If it's not obvious to people who have kept up with this thread, I think about things a lot and enjoy trying to solve patterns and quest for "understanding". Although this is a trait that I am quite proud of, it tends to act as a double edged sword sometimes. On the positive side, I think about things a lot. On the negative side, I think about things a lot. Depending on what it is, if I am not 100% comfortable with something I develop a lot of anxiety and self doubt.

 

Traveling has always been a big one for me. As much as I enjoy seeing new places, I hate going from point A to point B. When I would fly out to see my gf when we were together, the plane ride was always a big challenge for me. Even though I knew everything was fine in the back of my head, I would experience a lot of paranoia and anxiety even just sitting in the airport. I'm always scared of missing my flight, there being some sort of problem, losing my luggage, not getting there when I said I would, my passport not checking out for some reason, and multiple other reasons that I would come up with. By the time I finally got to her city I would be completely exhausted, even though it was only a 30 minute flight.

 

Even driving makes me really anxious. I'm an exceptional driver, I can parallel park with my eyes closed and know the rules of the road like the back of my hand, but even driving to a friends house or going to the grocery store is a big deal to me. Everything from worrying about no parking spots, to getting into an accident, I can barely ever relax behind the wheel. It's not because I don't have confidence in myself and my abilities, I become nervous about the other people.
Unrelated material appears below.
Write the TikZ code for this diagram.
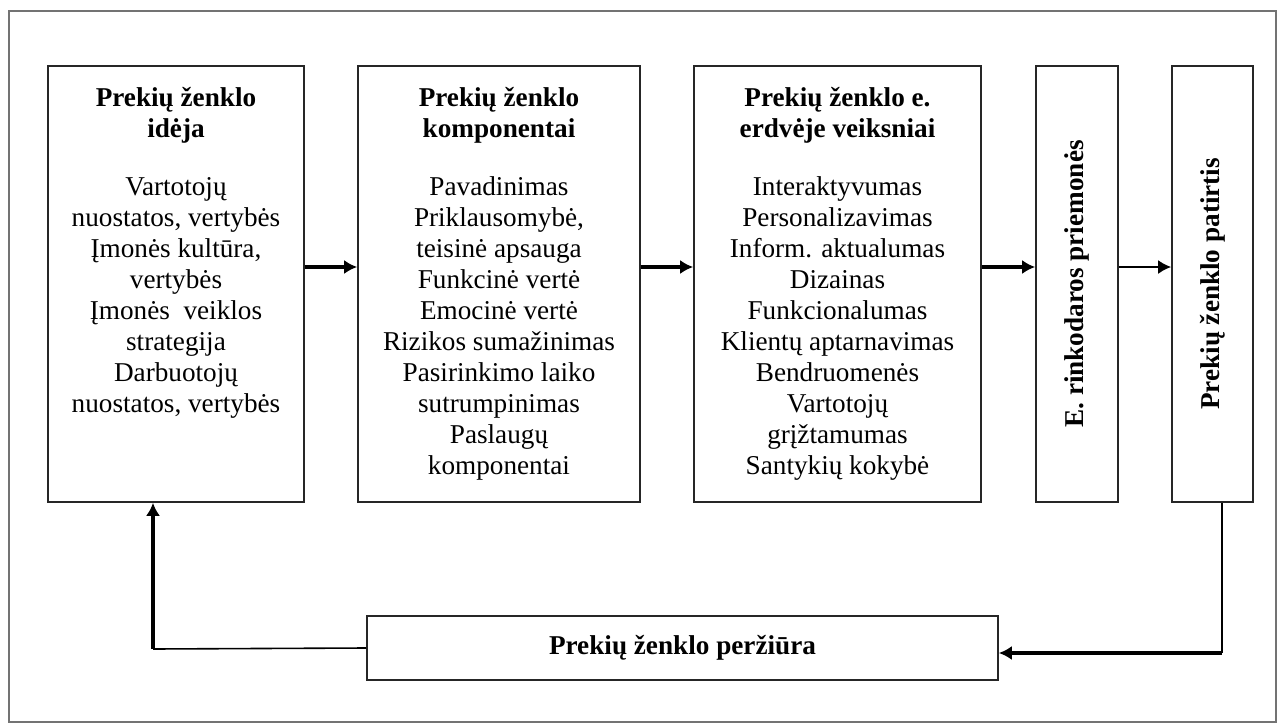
\documentclass[tikz,border=0pt]{standalone}
\usepackage{fontspec}
\setmainfont{Liberation Serif}
\usetikzlibrary{arrows.meta,positioning}

\begin{document}
\begin{tikzpicture}[x=0.5pt,y=-0.5pt,
    blokas/.style={draw=black!85, line width=0.8pt, inner sep=0pt},
    tekstas/.style={align=center, inner sep=0pt, font=\fontsize{13.6}{15.5}\selectfont},
    stulpas/.style={rotate=90, inner sep=0pt, font=\bfseries\fontsize{13.6}{15.5}\selectfont},
    rodykle/.style={-{Latex[length=6.5pt,width=7pt]}, line width=1.6pt}]
    \useasboundingbox (0,0) rectangle (1282,724);
    \draw[black!55, line width=0.8pt] (9,11) rectangle (1276,722);

    \node[blokas, minimum width=128pt, minimum height=218pt] (idea) at (176,284) {};
    \node[blokas, minimum width=141pt, minimum height=218pt] (komp) at (499,284) {};
    \node[blokas, minimum width=143.5pt, minimum height=218pt] (veiks) at (837.5,284) {};
    \node[blokas, minimum width=41pt, minimum height=218pt] (rink) at (1077,284) {};
    \node[blokas, minimum width=40.5pt, minimum height=218pt] (patirtis) at (1212.5,284) {};
    \node[blokas, minimum width=315.5pt, minimum height=32pt] (perziura) at (682.5,648) {};

    \node[tekstas, below=11pt of idea.north] (ideatxt) {\textbf{Prekių ženklo}\\\textbf{idėja}\\[13.5pt]
        Vartotojų\\nuostatos, vertybės\\Įmonės kultūra,\\vertybės\\Įmonės\ \ veiklos\\strategija\\Darbuotojų\\nuostatos, vertybės};
    \node[tekstas, below=11pt of komp.north] (komptxt) {\textbf{Prekių ženklo}\\\textbf{komponentai}\\[13.5pt]
        Pavadinimas\\Priklausomybė,\\teisinė apsauga\\Funkcinė vertė\\Emocinė vertė\\Rizikos sumažinimas\\Pasirinkimo laiko\\sutrumpinimas\\Paslaugų\\komponentai};
    \node[tekstas, below=11pt of veiks.north] (veikstxt) {\textbf{Prekių ženklo e.}\\\textbf{erdvėje veiksniai}\\[13.5pt]
        Interaktyvumas\\Personalizavimas\\Inform. aktualumas\\Dizainas\\Funkcionalumas\\Klientų aptarnavimas\\Bendruomenės\\Vartotojų\\grįžtamumas\\Santykių kokybė};
    \node[stulpas] (rinktxt) at (rink) {E. rinkodaros priemonės};
    \node[stulpas] (patirtistxt) at (patirtis) {Prekių ženklo patirtis};
    \node[tekstas, font=\bfseries\fontsize{13.6}{15.5}\selectfont] (perziuratxt) at (perziura) {Prekių ženklo peržiūra};

    \draw[rodykle] ([yshift=8.5pt]idea.east) -- ([yshift=8.5pt]komp.west);
    \draw[rodykle] ([yshift=8.5pt]komp.east) -- ([yshift=8.5pt]veiks.west);
    \draw[rodykle] ([yshift=8.5pt]veiks.east) -- ([yshift=8.5pt]rink.west);
    \draw[rodykle, line width=1.1pt] ([yshift=8.5pt]rink.east) -- ([yshift=8.5pt]patirtis.west);

    \coordinate (kampas1) at (153,649);
    \coordinate (kampas2) at (1222,653);
    \draw[line width=0.8pt] (perziura.west) -- (kampas1);
    \draw[rodykle] (kampas1) -- (kampas1 |- idea.south);
    \draw[line width=0.8pt] (patirtis.south -| kampas2) -- (kampas2);
    \draw[rodykle, line width=2pt] (kampas2) -- (perziura.east |- kampas2);
\end{tikzpicture}
\end{document}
There are so many sh**ty drivers on the road, especially where I live. I was once almost pulled over by a cop when I first got my license because he ran a stop sign with no sirens on and almost t-boned my car.

 

All of this travel anxiety of course sprouted from my initial social anxiety which is now pretty much abolished. It was really bad in high school, mainly because I wasn't completely confident in who I was. I was more exhausted from talking to my "friends" during a school day, then after my fitness classes where we would run 3 miles as a warm up and work out in the school gym. I still feel anxious in some social situations, but then again who doesn't? I just force myself to put myself out there, and gradually it becomes a bit easier whether they end up liking me or not. It is no longer the fact that I am scared of what other people think of me or whether they accept me, it is more a case of not being confident in or trusting enough of other people. I don't want to be dragged down by other peoples ignorance, mistakes, and stupidity.

 

Anyway, I felt like reflecting on this because today I was driving my 5 speed through heavy traffic which I had yet to properly experience. Because I was unfamiliar and not as confident in myself, it was pretty stressful for me. Of course I did just fine. I never stalled, stayed in the right gears, and basically drove it like a pro. I was more nervous from getting cut off twice, having some logging truck try his hardest to keep me in his blind spot, and never being able to see any stoplights from some moving van in front of me. Also almost road raged from some ass not letting me out of the merge lane that matched my plethora of speeds til I ran out of road. Gotta love society.

 

So! The moral of the story is don't let anything take control of your life and hold you back from being who you are. The answer to every struggle you experience is within yourself, not some prescription. Even though things like driving scare the hell out of me, I am not going to let some silly fear take control. I try to look at it as there have been people before us that have endured, survived, and perservered through much more difficult challenges, and living in fear isn't how I want to live my life. Identify why you are feeling this way, and face your fears with that knowledge in mind. Continue to do things that challenge yourself and push your boundaries, and soon that fear will be just a memory. If I can do it, you can do it!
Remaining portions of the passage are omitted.